Train the smallest version of the workout when you don't want to do the full one.

Ten minutes beats zero, and the version of you that did ten minutes today is more likely to do thirty tomorrow. The skill is showing up, not finishing perfectly.

02

Decide tomorrow's workout tonight.

Decision fatigue kills consistency more reliably than effort does. Lay the clothes out. Pick the session. Cue the playlist. The morning version of you doesn't choose — it executes.

03

Track adherence, not perfection.

Four out of five sessions a week for six months will out-build five out of five sessions for three weeks. Aim for the long average. Miss a day — keep the streak honest, not flawless.

04

Build the environment around the goal.

Pre-cook on Sunday. Keep the kettlebell where you trip over it.
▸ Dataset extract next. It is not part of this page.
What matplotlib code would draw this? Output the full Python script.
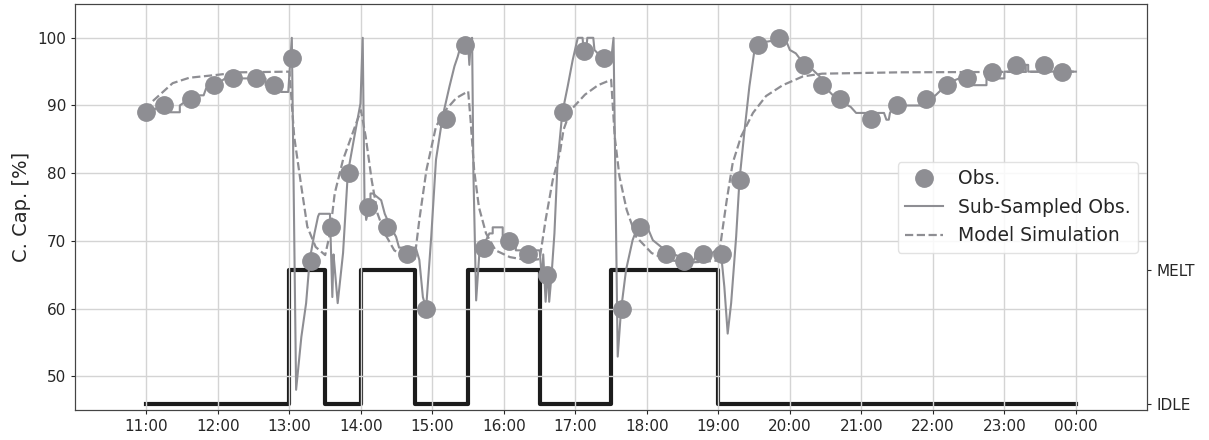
import matplotlib
matplotlib.use('Agg')
import matplotlib.pyplot as plt
import matplotlib.dates as mdates
import pandas as pd

# minutes after 11:00
obs_t = [0, 15, 37, 57, 73, 92, 107, 122, 138, 155, 170, 186, 202, 219, 235, 251,
         267, 283, 304, 320, 336, 350, 367, 384, 399, 414, 436, 451, 467, 483, 498,
         513, 531, 552, 567, 582, 608, 630, 654, 672, 689, 710, 730, 753, 768]
obs_v = [89, 90, 91, 93, 94, 94, 93, 97, 67, 72, 80, 75, 72, 68, 60, 88,
         99, 69, 70, 68, 65, 89, 98, 97, 60, 72, 68, 67, 68, 68, 79,
         99, 100, 96, 93, 91, 88, 90, 91, 93, 94, 95, 96, 96, 95]

sub_t = [0, 15, 20, 20, 28, 28, 36, 45, 48, 50, 57, 62, 66, 100, 100, 113, 113, 119,
         122, 125.6, 130, 134, 137, 141, 144, 145, 154, 156, 157, 158, 160.5, 165, 169,
         174.5, 179.6, 181.5, 183, 184.4, 187, 188, 188, 190, 197, 200, 205, 209.5, 212,
         226, 229, 232, 234.7, 239, 243, 248.6, 254.3, 258.5, 261.2, 264, 270, 271, 272,
         273.3, 274.4, 276.7, 279.4, 283.6, 287.8, 290.6, 290.6, 299, 299, 310, 310, 330,
         332, 333, 335, 337, 338, 340, 342.4, 345, 349, 353.5, 357.7, 362, 366, 367, 369,
         370, 375, 376, 381.6, 390, 392, 395.5, 398.3, 402.5, 408, 412, 415, 420.7, 425,
         432, 440, 451.5, 460, 461, 472.5, 477, 482.3, 485, 487.8, 490.7, 494.9, 497.7,
         502, 506, 510.3, 513, 523, 537, 540, 545, 551, 559, 565, 569, 580, 591, 595.6,
         619, 621, 623, 624, 627.7, 652.8, 661, 667, 672.4, 682, 690, 690, 705, 705, 712,
         712, 720, 720, 738, 738, 740, 740, 780]
sub_v = [89, 90, 90, 89, 89, 90, 91, 91.5, 91.5, 92.5, 93, 93.5, 94, 94, 93, 93, 92, 92,
         100, 48, 55.8, 60.8, 67.2, 71.1, 73.6, 74, 74, 61.7, 68, 66, 60.8, 68.2, 80,
         85.4, 90.3, 100, 76, 73.1, 75, 75, 77, 77, 76, 74, 72, 70.6, 69,
         69, 67.2, 61.7, 60, 70.6, 82, 88.4, 92.8, 95.8, 97.2, 99, 99, 96, 99,
         100, 80, 61.2, 68.2, 69.6, 71.1, 71.1, 72, 72, 70, 70, 68.6, 68.6,
         64, 68, 61, 66, 61, 65, 71.1, 81.5, 88.9, 92.8, 96.7, 100, 100, 98, 98,
         100, 100, 98.2, 97.2, 96.7, 100, 52.9, 59.8, 65.7, 70.1, 72, 72.3, 71.9, 70.1,
         69.1, 68.2, 67.4, 67.2, 68.2, 67.9, 68.5, 68, 63.2, 56.3, 60.8, 70.6, 79,
         86.4, 92.8, 98.2, 99.2, 99.5, 99.5, 98.2, 97.7, 96.3, 95.3, 94.3, 92.8, 90.8, 89.8, 88.9,
         88.9, 87.9, 87.9, 88.9, 90, 90, 91.3, 92.3, 93.3, 94, 94, 93, 93, 95, 95,
         94, 94, 95, 95, 96, 96, 95, 95]

model_t = [0, 5, 22, 36, 58, 78, 120, 124, 130, 135, 142, 150, 154, 158, 165, 173, 180,
           184, 189, 194, 200, 208, 219, 225, 229, 235, 243, 251, 260, 270, 272, 275, 279,
           285, 293, 305, 321, 330, 335, 341, 347, 350, 356, 368, 379, 390, 393, 397, 403,
           411, 424, 437, 454, 467, 480, 483, 487, 492, 499, 509, 520, 534, 551, 567, 632, 780]
model_v = [89.2, 90.6, 93.3, 94.1, 94.5, 94.9, 95, 85.4, 78, 72.1, 69.1, 67.9, 71.1, 77, 82, 85.9, 89.3,
           85.4, 79, 74, 71.1, 68.6, 67.4, 67.3, 73.1, 80.5, 86.9, 89.3, 91.1, 92.1, 87.9, 80.5, 75,
           71.1, 68.6, 67.6, 67.1, 67.3, 73.1, 79, 83, 86.4, 89.3, 91.6, 93, 93.8, 85.4, 79.5, 74.6,
           70.6, 68.2, 67.2, 66.8, 66.9, 67.1, 71.1, 76, 81.5, 85.4, 88.9, 91.4, 93, 94.3, 94.7, 94.9, 95]

state_t = [0, 120, 150, 180, 225, 270, 330, 390, 480, 780]
state_v = [0, 1, 0, 1, 0, 1, 0, 1, 0, 0]
state_names = ['IDLE', 'MELT']

start = pd.Timestamp('2021-01-01 11:00')


def to_time(mins):
    return start + pd.to_timedelta(mins, unit='m')


gray = '#8e8e93'

fig = plt.figure(figsize=(12.09, 4.40), dpi=100)
ax = fig.add_axes([0.062, 0.068, 0.887, 0.923])
ax.set_axisbelow(True)
ax.grid(True, color='#d4d4d4', lw=1.0)

ax.plot(to_time(obs_t), obs_v, 'o', color=gray, ms=12.5, label='Obs.', zorder=3)
ax.plot(to_time(sub_t), sub_v, '-', color=gray, lw=1.5, label='Sub-Sampled Obs.', zorder=3)
ax.plot(to_time(model_t), model_v, '--', color=gray, lw=1.6, label='Model Simulation', zorder=3)

ax.set_ylim(45, 105)
ax.set_yticks([50, 60, 70, 80, 90, 100])
ax.set_xlim(start - pd.Timedelta(hours=1), start + pd.Timedelta(hours=14))
ax.set_xticks([to_time(60 * h) for h in range(14)])
ax.xaxis.set_major_formatter(mdates.DateFormatter('%H:%M'))
ax.set_ylabel('C. Cap. [%]', fontsize=14, color='#262626')
ax.tick_params(labelsize=11, colors='#262626', length=3)
for s in ax.spines.values():
    s.set_color('#444444')

ax2 = ax.twinx()
ax2.plot(to_time(state_t), state_v, color='#1c1c1c', lw=3, drawstyle='steps-post')
ax2.set_ylim(-0.045, 2.985)
ax2.set_yticks([0, 1])
ax2.set_yticklabels(state_names)
ax2.tick_params(labelsize=11, colors='#262626', length=3)
for s in ax2.spines.values():
    s.set_color('#444444')

leg = ax.legend(loc='upper right', bbox_to_anchor=(0.991, 0.611), borderaxespad=0,
                fontsize=13.5, framealpha=0.85, edgecolor='#dddddd')
for txt in leg.get_texts():
    txt.set_color('#262626')
leg.set_zorder(10)
ax.set_zorder(ax2.get_zorder() + 1)
ax.patch.set_visible(False)

fig.savefig('out.png', dpi=100)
Put the phone in the other room before training. Friction is a tax on willpower; pay it once and your future self stops being charged.

05

Stop training to a feeling.

Motivation is the most expensive fuel in fitness. It runs out, and you can't refill it on the days you need it most. Cheaper: a calendar, a checklist, and a 24-hour rule (never miss two in a row).

06

Make the first set easy on purpose.

Start every session with something you can do with 5+ reps in reserve. Lower the activation cost. Once you're warm and moving, finishing is rarely the hard part.

07

Recover like you mean it.

Sleep, walks, and unhurried meals are training. The session is the stimulus; the recovery is the adaptation. Sacrificing sleep to lift more often is a trade you usually lose.

08

Audit the week, not the day.

One Sunday-night look-back beats every daily checklist. Ask: what did I actually finish, what got in the way, what's one small change for next week. Bad days are data, not verdicts.

One more thing

The 24-hour rule is the single most useful thing on this page: never miss two in a row. Miss a workout, miss a meal, miss a walk — fine. Just not twice. The rest of consistency is downstream of that one habit.